Planting new areas in recently eradicated coca-growing zones requires careful selection of beneficiaries and the provision of alternative incomes while crops are being established.
Cooperatives should receive coaching in order to offer members better social and agricultural services without incurring a loss.
Programs should provide training on handling coffee seedlings, because poor nursery practices often lead to defective roots, limiting the productivity of trees.
Farmers who rent land from others are reluctant to make investments for soil conservation and other climate-smart practices, as they don't know how long they will be able to rent that land. Helping farmers negotiate longer lease terms from landowners can help mitigate this problem.
For the majority of farmers to adopt a technique, they need to see a few early adopters do so first. It is therefore useful to identify a few community leaders willing to try new techniques.
Engaging large buyers to provide low-cost credit to farmers and producer organizations in their supply chain can sustainably improve farmer productivity. Cash loans for farm maintenance, credit lines for working capital, and in-kind loans of inputs help farmers improve yields and ensure that buyers receive a stable supply of crops.
To engage youth in training, it is helpful to involve their parents by showing them why it's important to empower the next generation of farmers.
Community seed banks are more likely to succeed and continue operating when they are linked to a producer organization and have access to an irrigation system.
Farmers are more likely to adopt new practices during a crisis, when their traditional practices aren't working.
Because they are quicker to take up new technologies and methods, youth can be enlisted to help their parents and other older farmers adopt new agricultural approaches. Youth outreach is therefore an important component of agricultural training programs.
As climate change makes rainfall more erratic, training on soil conservation, shade management, and rainwater capture become increasingly important.
Often, farmers don't track how much they feed their animals, so underfeeding and overfeeding are rampant. Bringing a scale to training so farmers can see if they are deviating from the recommended amounts is an effective tool to combat this.
Because soils often lose minerals due to intensive cropping, cattle fodder needs to be supplemented with mineral mixtures. While this represents an extra expense, the return on investment is high.
Livestock sector interventions should incorporate more gender-based approaches, because while men control most transactions, women provide much of the labor.
One of the major drags on milk productivity is the poor quality of artificial cattle insemination services provided by private firms. Training farmers to ask the right questions of these providers and check their work leads to better services and improved yields.
While farmers will eventually see that more carefully tending to their livestock results in the animals' improved health and greater profits, it is helpful for buyers in the value chain to initially provide a small incentive for clean milk, to convince farmers to adopt improved practices.
Dairy farmers are often motivated to improve productivity when they see local businesses investing in supply chain improvements, like cooling tanks; projects can therefore encourage this investment as a way of ultimately enhancing dairy farmer livelihoods.

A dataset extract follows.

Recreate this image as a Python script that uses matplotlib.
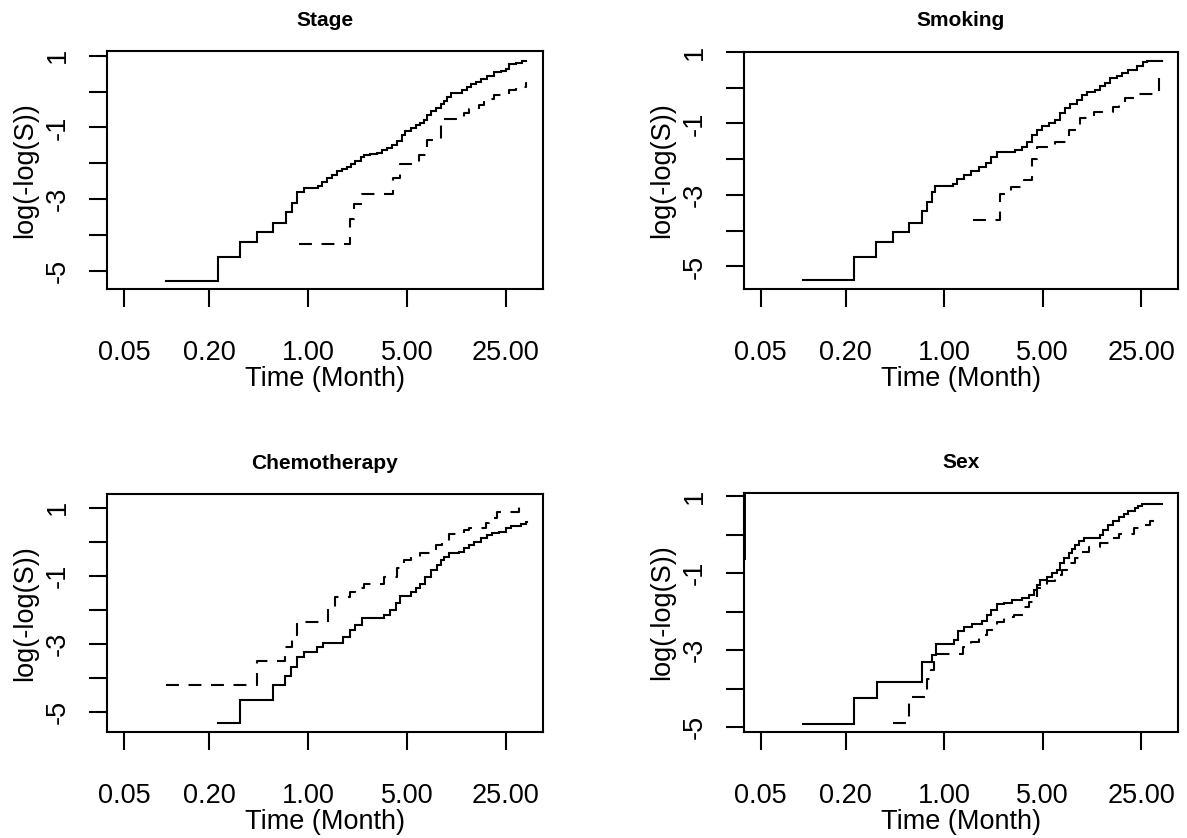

It is most effective to work simultaneously with livestock producer organizations and their members, because many outcomes, like improved milk quality, require the adoption of new practices by both farmers and the organizations they supply.
Small shop owners often need to spend most of their time at their stall. In order to enhance attendance, trainings should be conducted near the markets themselves.
A rotating funds initiative, in which a group of entrepreneurs regularly pool small amounts of money in order to provide loans to group members on a rotating basis, can expand access to finance for small shop owners and help to accelerate their business growth.
While our research shows that male and female advisors/mentors are equally effective, the heightened affinity that comes from same-gender pairings generally results in greater revenue growth for the entrepreneur’s business.
When supporting female entrepreneurs, programs must consider how to engage male stakeholders, including husbands. This may include inviting husbands to trainings and helping the women to seek the support of their husbands in making their business a success.
Since many young entrepreneurs tend to struggle with time management skills, specific training in this area is helpful for business success.
The adoption by SMEs of basic communications and back-office technology like email and spreadsheets, rather than the use of advanced production technology, is correlated with a higher likelihood of growth.
Training specifically on business financial literacy (even when shopkeepers have experience handling their personal finances) helps shops improve their profitability.
Indirect-training partners, especially early on, need channels for quick feedback and advice to enable them to course-correct and overcome challenges. Connecting partners to program staff and to each other through various social media platforms can be very successful.
Important, but often overlooked, areas to assess when selecting entrepreneurs for an accelerator include their levels of commitment, motivation, and time availability.
Community members such as market-level leaders and other businesses serve as some of the best recruiters for participants in entrepreneurship training; programs should engage them early on.
While digital training tools can help to achieve scale, not everyone can access them easily. Offering printed materials as an alternative can help to ensure inclusivity.
Joining official business groups helps shop owners to improve coordination and collaboration among themselves and key market actors, while also increasing collective bargaining power with manufacturers and suppliers.
The quality and depth of entrepreneurs’ professional and social networks, rather than their breadth, helps these businesses to grow.
A training program graduation ceremony for female entrepreneurs can help to motivate attendance and boost participants’ confidence, while also helping market the program to future potential participants.
To encourage local uptake of training methods, top management at partner institutions (vocational schools, etc.) need to be involved firsthand, as early as possible. Once decision-makers see a new methodology in practice, they are more willing to provide resources to ensure trainings are conducted effectively.
For small- and medium-sized enterprises, business training focused on strategy, planning, and marketing is especially impactful for business growth.
The young, early-stage entrepreneur needs more motivation to persevere in spite of obstacles and risks. In addition to providing advice on technical and strategic issues, advisors can also provide support and motivation on this front. Linking young businesspeople to older, more established entrepreneurs can help.
Since location/environment plays a major role in a shop's success, it is critical for the stores to conduct a location scan and simple needs assessment before selecting a product range.